Homoglyph and zero-width attacks: Homoglyph attacks are ones where one unicode character is swapped for another one that is similar-looking but different, such as replacing i with the Cyrillic unicode i character. Zero-width attacks is the insertion of characters that are zero-width whitespace. Homoglyph attacks can be avoided by normalizing characters, and zero-width attacks can be avoided by removing these characters.
Generative attacks: LLMs are capable of in-context learning, meaning that they can learn to perform a new task that does not exist on their training dataset simply by being given a few training examples. If the model is then prompted to modify its output in a deterministic and reversible way, then the modification can be reversed to result in a change in a large number of tokens.

An example generative attack is the Emoji attack, shown in the figure below:

Most Glaring Deficiency

To be completely honest, this was one of the rare papers where I felt the authors were very comprehensive in addressing all dimensions of their research question or otherwise mentioned them as possible future work.

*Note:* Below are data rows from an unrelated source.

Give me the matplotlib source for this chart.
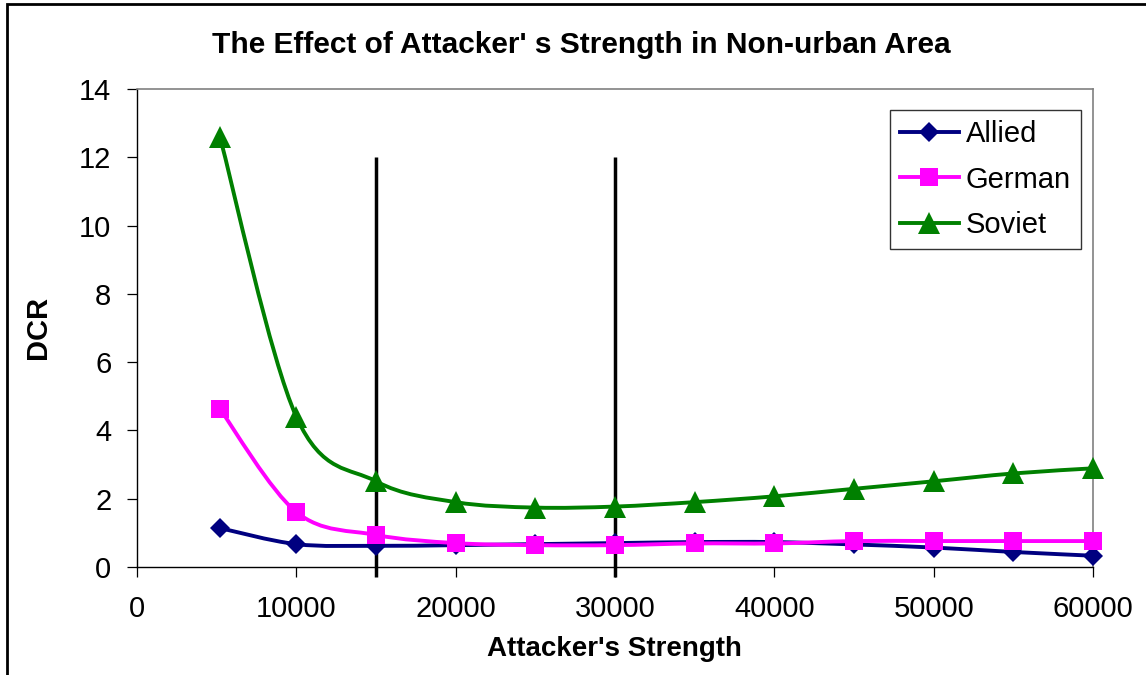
import matplotlib
matplotlib.use("Agg")
import matplotlib.pyplot as plt
from matplotlib.path import Path
from matplotlib.patches import PathPatch, Rectangle
from matplotlib.lines import Line2D

# ---- data ----
strength = [5200, 10000, 15000, 20000, 25000, 30000, 35000, 40000, 45000, 50000, 55000, 60000]
allied = [1.14, 0.67, 0.62, 0.64, 0.67, 0.70, 0.73, 0.73, 0.66, 0.57, 0.44, 0.33]
german = [4.63, 1.61, 0.94, 0.70, 0.64, 0.64, 0.69, 0.69, 0.76, 0.76, 0.76, 0.76]
soviet = [12.6, 4.40, 2.51, 1.90, 1.74, 1.77, 1.90, 2.07, 2.29, 2.51, 2.74, 2.89]
series_names = ["Allied", "German", "Soviet"]
marker_lines_x = [15000, 30000]
marker_line_top = 12

title = "The Effect of Attacker' s Strength in Non-urban Area"
xlabel = "Attacker's Strength"
ylabel = "DCR"
xticks = [0, 10000, 20000, 30000, 40000, 50000, 60000]
yticks = [0, 2, 4, 6, 8, 10, 12, 14]

colors = ["#000080", "#FF00FF", "#008000"]
markers = ["D", "s", "^"]
msizes = [10.5, 13.5, 15.5]
LW = 2.8

FONT = "Liberation Sans"
plt.rcParams["font.family"] = [FONT, "DejaVu Sans"]

W, H = 1146, 675
fig = plt.figure(figsize=(W / 100, H / 100), dpi=100)
fig.patch.set_facecolor("white")

L, R, T, B = 137, 1093, 89, 567
ax = fig.add_axes([L / W, 1 - B / H, (R - L) / W, (B - T) / H])
ax.set_xlim(0, 60000)
ax.set_ylim(0, 14)
ax.set_xticks(xticks)
ax.set_yticks(yticks)
ax.set_xticklabels([str(v) for v in xticks])
ax.set_yticklabels([str(v) for v in yticks])
ax.tick_params(axis="both", direction="out", length=7.5, width=0.9, color="black",
               labelsize=21, labelcolor="black")
ax.tick_params(axis="x", pad=13)
ax.tick_params(axis="y", pad=11)
for side in ["left", "bottom"]:
    ax.spines[side].set_color("black")
    ax.spines[side].set_linewidth(1.0)
for side in ["top", "right"]:
    ax.spines[side].set_color("#808080")
    ax.spines[side].set_linewidth(1.2)

# vertical reference lines
for xv in marker_lines_x:
    ax.plot([xv, xv], [-0.3, marker_line_top], color="black", lw=2.5,
            solid_capstyle="butt", clip_on=False, zorder=2)


def smooth_path(xs, ys):
    pts = list(zip(xs, ys))
    n = len(pts)
    verts = [pts[0]]
    codes = [Path.MOVETO]
    for i in range(n - 1):
        p0 = pts[i - 1] if i > 0 else pts[i]
        p1 = pts[i]
        p2 = pts[i + 1]
        p3 = pts[i + 2] if i + 2 < n else pts[i + 1]
        c1 = (p1[0] + (p2[0] - p0[0]) / 6.0, p1[1] + (p2[1] - p0[1]) / 6.0)
        c2 = (p2[0] - (p3[0] - p1[0]) / 6.0, p2[1] - (p3[1] - p1[1]) / 6.0)
        verts += [c1, c2, p2]
        codes += [Path.CURVE4, Path.CURVE4, Path.CURVE4]
    return Path(verts, codes)


handles = []
for k, (vals, name) in enumerate(zip([allied, german, soviet], series_names)):
    patch = PathPatch(smooth_path(strength, vals), facecolor="none",
                      edgecolor=colors[k], lw=LW, zorder=3 + k,
                      capstyle="round", joinstyle="round")
    ax.add_patch(patch)
    ax.plot(strength, vals, linestyle="none", marker=markers[k],
            markersize=msizes[k], color=colors[k], markeredgewidth=0,
            zorder=3.5 + k, clip_on=False)
    handles.append(Line2D([0], [0], color=colors[k], lw=LW, marker=markers[k],
                          markersize=msizes[k], markeredgewidth=0, label=name))

leg = ax.legend(handles=handles, loc="upper left",
                bbox_to_anchor=((890 - L) / (R - L), 1 - (110 - T) / (B - T)),
                frameon=True, fancybox=False, edgecolor="black", fontsize=21,
                handlelength=2.0, handletextpad=0.25, labelspacing=0.6,
                borderpad=0.35, borderaxespad=0)
leg.get_frame().set_linewidth(1.0)

fig.text(581 / W, 1 - 45 / H, title, ha="center", va="center",
         fontsize=21.5, fontweight="bold")
fig.text(614 / W, 1 - 649 / H, xlabel, ha="center", va="center",
         fontsize=20, fontweight="bold")
fig.text(38 / W, 1 - 327 / H, ylabel, ha="center", va="center",
         fontsize=21, fontweight="bold", rotation=90)

# outer chart border (left & top visible)
fig.add_artist(Rectangle((7 / W, -0.2), 1.5, 1.2 - 4 / H, transform=fig.transFigure,
                         fill=False, edgecolor="black", lw=2.0))

fig.savefig("out.png", dpi=100, facecolor="white")
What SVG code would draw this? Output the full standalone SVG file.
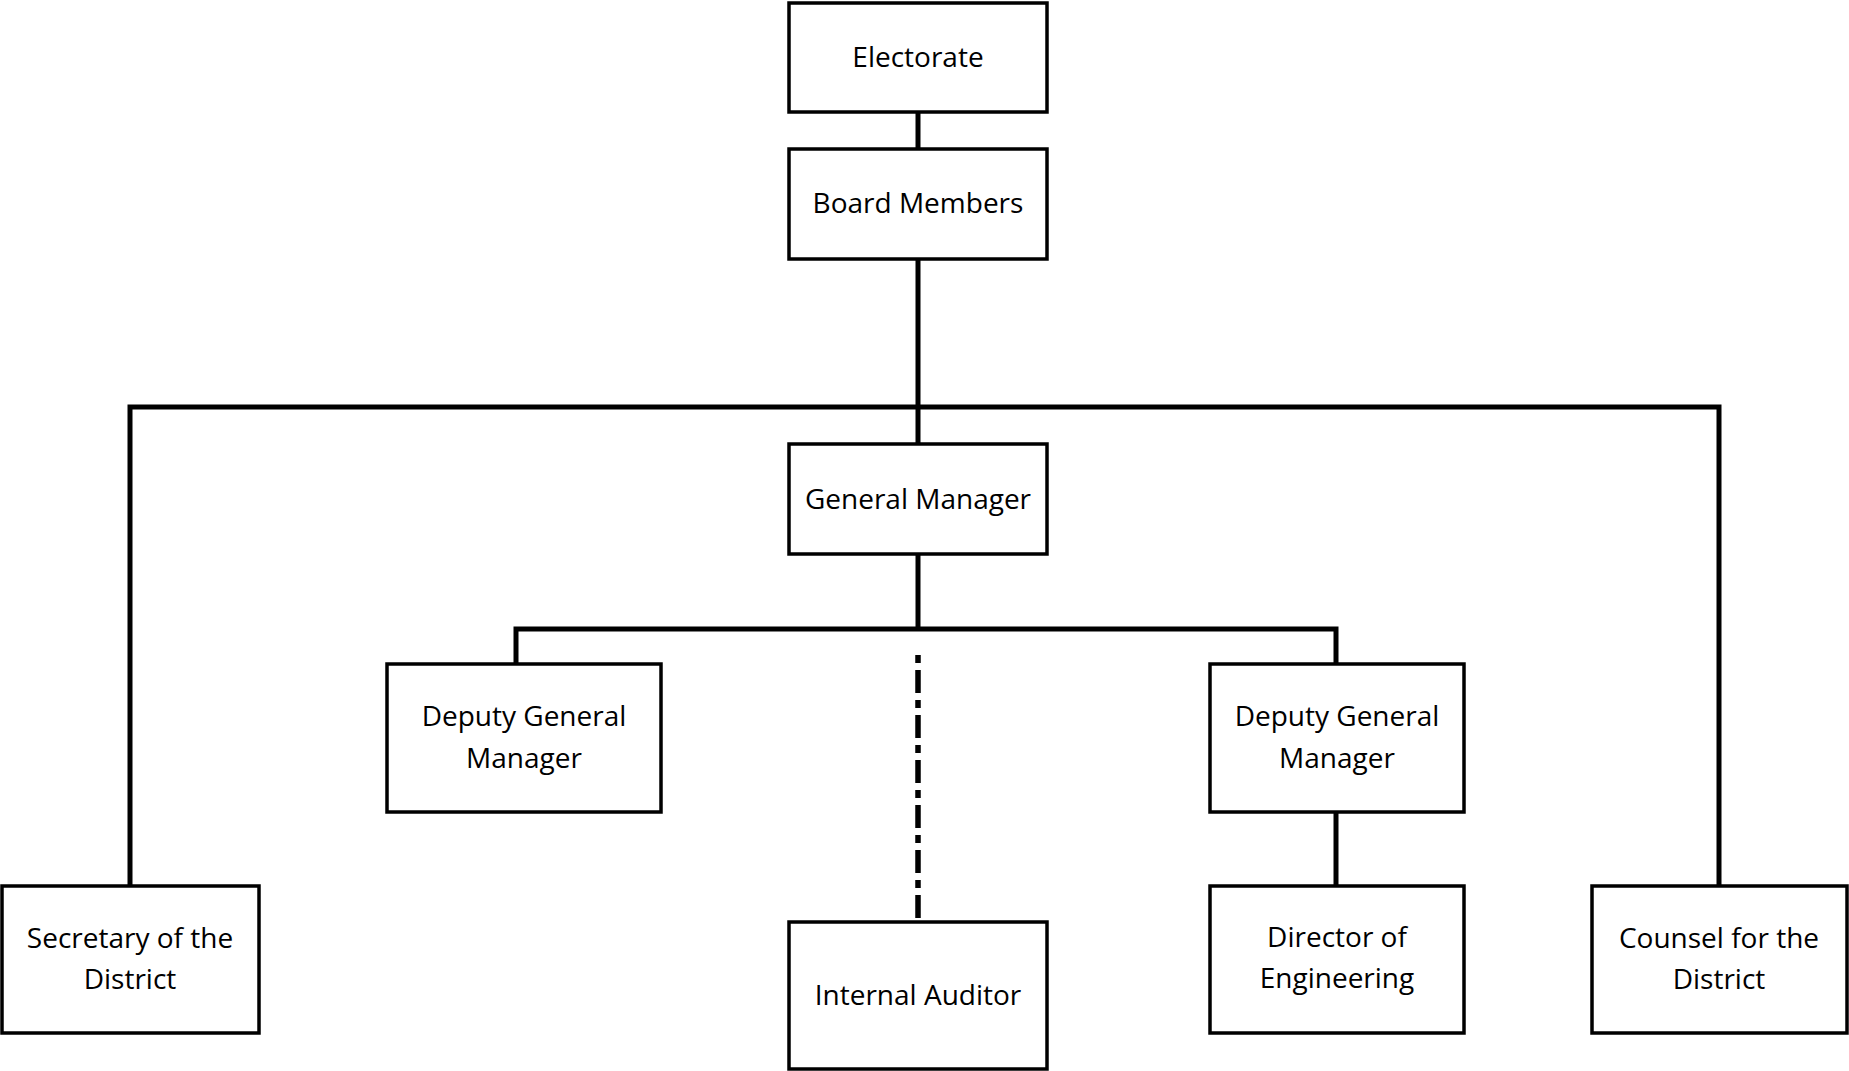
<svg xmlns="http://www.w3.org/2000/svg" width="1849" height="1071" viewBox="0 0 1849 1071">
<style>
.box{fill:#fff;stroke:#000;stroke-width:3.5}
.t{font-family:"Open Sans","Noto Sans","Liberation Sans",sans-serif;font-size:28px;fill:#000;text-anchor:middle}
.c{fill:none;stroke:#000;stroke-width:5}
.d{fill:none;stroke:#000;stroke-width:5.5;stroke-dasharray:8 7 23 7}
</style>
<rect width="1849" height="1071" fill="#fff"/>
<g id="connectors">
<line class="c" x1="918" y1="112" x2="918" y2="149"/>
<line class="c" x1="918" y1="259" x2="918" y2="444"/>
<polyline class="c" points="130,885 130,407 1719,407 1719,885"/>
<line class="c" x1="918" y1="554" x2="918" y2="629"/>
<polyline class="c" points="516,664 516,629 1336,629 1336,664"/>
<line class="d" x1="918" y1="655" x2="918" y2="922"/>
<line class="c" x1="1336" y1="812" x2="1336" y2="886"/>
</g>
<g id="electorate">
<rect class="box" x="789" y="3" width="258" height="109"/>
<text class="t" x="918" y="67">Electorate</text>
</g>
<g id="board">
<rect class="box" x="789" y="149" width="258" height="110"/>
<text class="t" x="918" y="213">Board Members</text>
</g>
<g id="gm">
<rect class="box" x="789" y="444" width="258" height="110"/>
<text class="t" x="918" y="509">General Manager</text>
</g>
<g id="dgm1">
<rect class="box" x="387" y="664" width="274" height="148"/>
<text class="t" x="524" y="726">Deputy General</text>
<text class="t" x="524" y="768">Manager</text>
</g>
<g id="dgm2">
<rect class="box" x="1210" y="664" width="254" height="148"/>
<text class="t" x="1337" y="726">Deputy General</text>
<text class="t" x="1337" y="768">Manager</text>
</g>
<g id="secretary">
<rect class="box" x="2" y="886" width="257" height="147"/>
<text class="t" x="130" y="948">Secretary of the</text>
<text class="t" x="130" y="989">District</text>
</g>
<g id="auditor">
<rect class="box" x="789" y="922" width="258" height="147"/>
<text class="t" x="918" y="1005">Internal Auditor</text>
</g>
<g id="director">
<rect class="box" x="1210" y="886" width="254" height="147"/>
<text class="t" x="1337" y="947">Director of</text>
<text class="t" x="1337" y="988">Engineering</text>
</g>
<g id="counsel">
<rect class="box" x="1592" y="886" width="255" height="147"/>
<text class="t" x="1719" y="948">Counsel for the</text>
<text class="t" x="1719" y="989">District</text>
</g>
</svg>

Very good job!

If I had to mention a deficiency, it would be that the motivation for introducing \(\gamma\) in computing their \(z\)-statistic was rather unclear and arbitrary to me. It seemed pertinent as it was a hyperparameter that they experimented with different values for, but an intuitive explanation would have helped.

Conclusions for Future Work

Watermarking LLM-generated outputs can be performed with minimal changes to the underlying model, having only to modify the final logits before sampling. It also does not require any re-training.

However, while such watermark-based approaches are one step towards allowing us to identify LLM-produced text in the wild, they still suffer from the fundamental limitation that it require adversaries to be using LLMs that conform with the watermarking standard. Indeed, given the rising prevalence of highly capable small language models that can run on commodity hardware, motivated adversaries can simply deploy and run their own models that produce text without any watermarks.